Task directions = Quote the whole listing exactly. Leave the pictures out of your copy.

· · · ·

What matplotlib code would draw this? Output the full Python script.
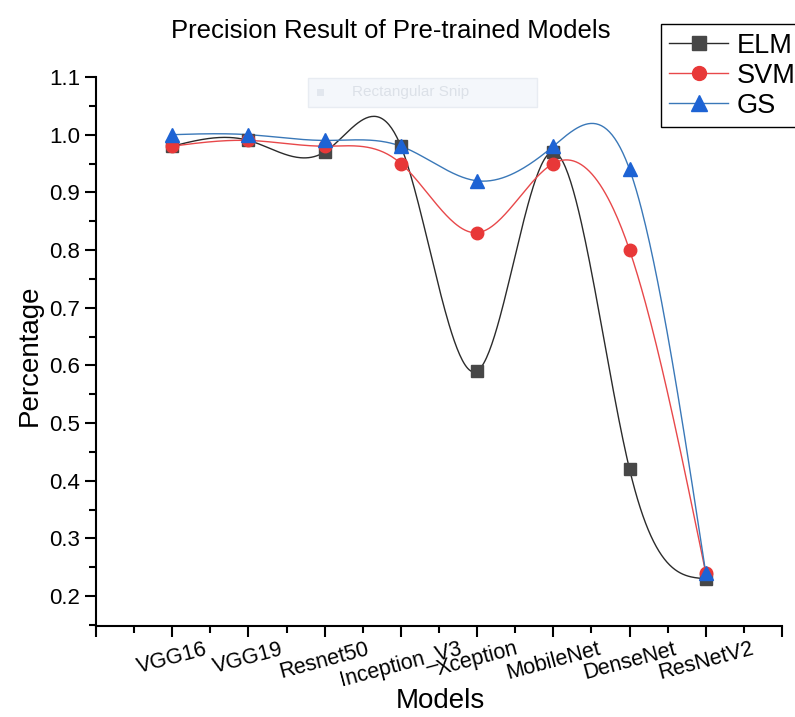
import numpy as np
import matplotlib
matplotlib.use("Agg")
import matplotlib.pyplot as plt
from matplotlib.ticker import MultipleLocator
from matplotlib.patches import Rectangle

plt.rcParams['font.family'] = ['Liberation Sans', 'DejaVu Sans']

models = ['VGG16', 'VGG19', 'Resnet50', 'Inception_V3', 'Xception',
          'MobileNet', 'DenseNet', 'ResNetV2']
elm = [0.98, 0.99, 0.97, 0.98, 0.59, 0.97, 0.42, 0.23]
svm = [0.98, 0.99, 0.98, 0.95, 0.83, 0.95, 0.80, 0.24]
gs = [1.00, 1.00, 0.99, 0.98, 0.92, 0.98, 0.94, 0.24]


def natural_spline(x, y, n=400):
    # natural cubic spline, like Origin's spline connect
    x = np.asarray(x, float)
    y = np.asarray(y, float)
    k = len(x)
    h = np.diff(x)
    A = np.zeros((k, k))
    b = np.zeros(k)
    A[0, 0] = 1
    A[-1, -1] = 1
    for i in range(1, k - 1):
        A[i, i - 1] = h[i - 1]
        A[i, i] = 2 * (h[i - 1] + h[i])
        A[i, i + 1] = h[i]
        b[i] = 6 * ((y[i + 1] - y[i]) / h[i] - (y[i] - y[i - 1]) / h[i - 1])
    M = np.linalg.solve(A, b)
    xs = np.linspace(x[0], x[-1], n)
    idx = np.clip(np.searchsorted(x, xs) - 1, 0, k - 2)
    x0, x1 = x[idx], x[idx + 1]
    hh = x1 - x0
    t0, t1 = x1 - xs, xs - x0
    ys = (M[idx] * t0 ** 3 + M[idx + 1] * t1 ** 3) / (6 * hh) \
        + (y[idx] / hh - M[idx] * hh / 6) * t0 \
        + (y[idx + 1] / hh - M[idx + 1] * hh / 6) * t1
    return xs, ys


fig = plt.figure(figsize=(7.95, 7.17), dpi=100)
ax = fig.add_axes([0.1208, 0.1269, 0.8628, 0.7657])

pos = np.arange(1, len(models) + 1)
series = [
    ('ELM', elm, '#2b2b2b', '#474747', 's', 8.5),
    ('SVM', svm, '#e8484a', '#e83838', 'o', 9),
    ('GS', gs, '#3a78b8', '#1d63d4', '^', 10),
]
for name, vals, lc, mc, mk, ms in series:
    xs, ys = natural_spline(pos, vals)
    ax.plot(xs, ys, color=lc, lw=1.0, zorder=2)
    ax.plot(pos, vals, linestyle='none', marker=mk, color=mc, ms=ms, zorder=3)
    ax.plot([], [], color=lc, lw=1.0, marker=mk, mfc=mc, mec=mc, ms=ms + 1, label=name)

ax.set_xlim(0, 9)
ax.set_ylim(0.148, 1.1)
ax.set_xticks(np.arange(0, 10))
ax.set_xticklabels([''] + models + [''], rotation=15, fontsize=15.5)
ax.xaxis.set_minor_locator(MultipleLocator(0.5))
ax.yaxis.set_minor_locator(MultipleLocator(0.05))
ax.set_yticks(np.arange(0.2, 1.11, 0.1))
ax.set_yticklabels(['%.1f' % v for v in np.arange(0.2, 1.11, 0.1)], fontsize=16)
ax.tick_params(which='major', direction='out', length=8, width=1.5)
ax.tick_params(which='minor', direction='out', length=5, width=1.5)
ax.tick_params(axis='x', pad=1)

for s in ['top', 'right']:
    ax.spines[s].set_visible(False)
for s in ['left', 'bottom']:
    ax.spines[s].set_linewidth(1.5)

ax.set_xlabel('Models', fontsize=20, va='center')
ax.xaxis.set_label_coords(0.502, -0.137)
ax.set_ylabel('Percentage', fontsize=20, va='center')
ax.yaxis.set_label_coords(-0.096, 0.494)
fig.text(0.492, 0.957, 'Precision Result of Pre-trained Models', ha='center',
         va='center', fontsize=18.5)

# faint leftover of a screen snip in the source picture
fig.patches.append(Rectangle((0.387, 0.851), 0.288, 0.040, transform=fig.transFigure,
                             fc='#f4f7fb', ec='#e8ecf2', lw=1))
fig.patches.append(Rectangle((0.399, 0.866), 0.009, 0.010, transform=fig.transFigure,
                             fc='#e2e7ee', ec='none'))
fig.text(0.443, 0.871, 'Rectangular Snip', fontsize=11, color='#dce1e8',
         va='center')

fig.legend(loc='upper left', bbox_to_anchor=(0.831, 0.966), fontsize=19.5,
           frameon=True, fancybox=False, edgecolor='black', framealpha=1,
           handlelength=2.2, borderpad=0.3, labelspacing=0.15,
           handletextpad=0.3, borderaxespad=0)

fig.savefig('out.png', dpi=100)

· · · ·

Final result =
What matplotlib code would draw this? Output the full Python script.
import numpy as np
import matplotlib
matplotlib.use("Agg")
import matplotlib.pyplot as plt
from matplotlib.ticker import MultipleLocator
from matplotlib.patches import Rectangle

plt.rcParams['font.family'] = ['Liberation Sans', 'DejaVu Sans']

models = ['VGG16', 'VGG19', 'Resnet50', 'Inception_V3', 'Xception',
          'MobileNet', 'DenseNet', 'ResNetV2']
elm = [0.98, 0.99, 0.97, 0.98, 0.59, 0.97, 0.42, 0.23]
svm = [0.98, 0.99, 0.98, 0.95, 0.83, 0.95, 0.80, 0.24]
gs = [1.00, 1.00, 0.99, 0.98, 0.92, 0.98, 0.94, 0.24]


def natural_spline(x, y, n=400):
    # natural cubic spline, like Origin's spline connect
    x = np.asarray(x, float)
    y = np.asarray(y, float)
    k = len(x)
    h = np.diff(x)
    A = np.zeros((k, k))
    b = np.zeros(k)
    A[0, 0] = 1
    A[-1, -1] = 1
    for i in range(1, k - 1):
        A[i, i - 1] = h[i - 1]
        A[i, i] = 2 * (h[i - 1] + h[i])
        A[i, i + 1] = h[i]
        b[i] = 6 * ((y[i + 1] - y[i]) / h[i] - (y[i] - y[i - 1]) / h[i - 1])
    M = np.linalg.solve(A, b)
    xs = np.linspace(x[0], x[-1], n)
    idx = np.clip(np.searchsorted(x, xs) - 1, 0, k - 2)
    x0, x1 = x[idx], x[idx + 1]
    hh = x1 - x0
    t0, t1 = x1 - xs, xs - x0
    ys = (M[idx] * t0 ** 3 + M[idx + 1] * t1 ** 3) / (6 * hh) \
        + (y[idx] / hh - M[idx] * hh / 6) * t0 \
        + (y[idx + 1] / hh - M[idx + 1] * hh / 6) * t1
    return xs, ys


fig = plt.figure(figsize=(7.95, 7.17), dpi=100)
ax = fig.add_axes([0.1208, 0.1269, 0.8628, 0.7657])

pos = np.arange(1, len(models) + 1)
series = [
    ('ELM', elm, '#2b2b2b', '#474747', 's', 8.5),
    ('SVM', svm, '#e8484a', '#e83838', 'o', 9),
    ('GS', gs, '#3a78b8', '#1d63d4', '^', 10),
]
for name, vals, lc, mc, mk, ms in series:
    xs, ys = natural_spline(pos, vals)
    ax.plot(xs, ys, color=lc, lw=1.0, zorder=2)
    ax.plot(pos, vals, linestyle='none', marker=mk, color=mc, ms=ms, zorder=3)
    ax.plot([], [], color=lc, lw=1.0, marker=mk, mfc=mc, mec=mc, ms=ms + 1, label=name)

ax.set_xlim(0, 9)
ax.set_ylim(0.148, 1.1)
ax.set_xticks(np.arange(0, 10))
ax.set_xticklabels([''] + models + [''], rotation=15, fontsize=15.5)
ax.xaxis.set_minor_locator(MultipleLocator(0.5))
ax.yaxis.set_minor_locator(MultipleLocator(0.05))
ax.set_yticks(np.arange(0.2, 1.11, 0.1))
ax.set_yticklabels(['%.1f' % v for v in np.arange(0.2, 1.11, 0.1)], fontsize=16)
ax.tick_params(which='major', direction='out', length=8, width=1.5)
ax.tick_params(which='minor', direction='out', length=5, width=1.5)
ax.tick_params(axis='x', pad=1)

for s in ['top', 'right']:
    ax.spines[s].set_visible(False)
for s in ['left', 'bottom']:
    ax.spines[s].set_linewidth(1.5)

ax.set_xlabel('Models', fontsize=20, va='center')
ax.xaxis.set_label_coords(0.502, -0.137)
ax.set_ylabel('Percentage', fontsize=20, va='center')
ax.yaxis.set_label_coords(-0.096, 0.494)
fig.text(0.492, 0.957, 'Precision Result of Pre-trained Models', ha='center',
         va='center', fontsize=18.5)

# faint leftover of a screen snip in the source picture
fig.patches.append(Rectangle((0.387, 0.851), 0.288, 0.040, transform=fig.transFigure,
                             fc='#f4f7fb', ec='#e8ecf2', lw=1))
fig.patches.append(Rectangle((0.399, 0.866), 0.009, 0.010, transform=fig.transFigure,
                             fc='#e2e7ee', ec='none'))
fig.text(0.443, 0.871, 'Rectangular Snip', fontsize=11, color='#dce1e8',
         va='center')

fig.legend(loc='upper left', bbox_to_anchor=(0.831, 0.966), fontsize=19.5,
           frameon=True, fancybox=False, edgecolor='black', framealpha=1,
           handlelength=2.2, borderpad=0.3, labelspacing=0.15,
           handletextpad=0.3, borderaxespad=0)

fig.savefig('out.png', dpi=100)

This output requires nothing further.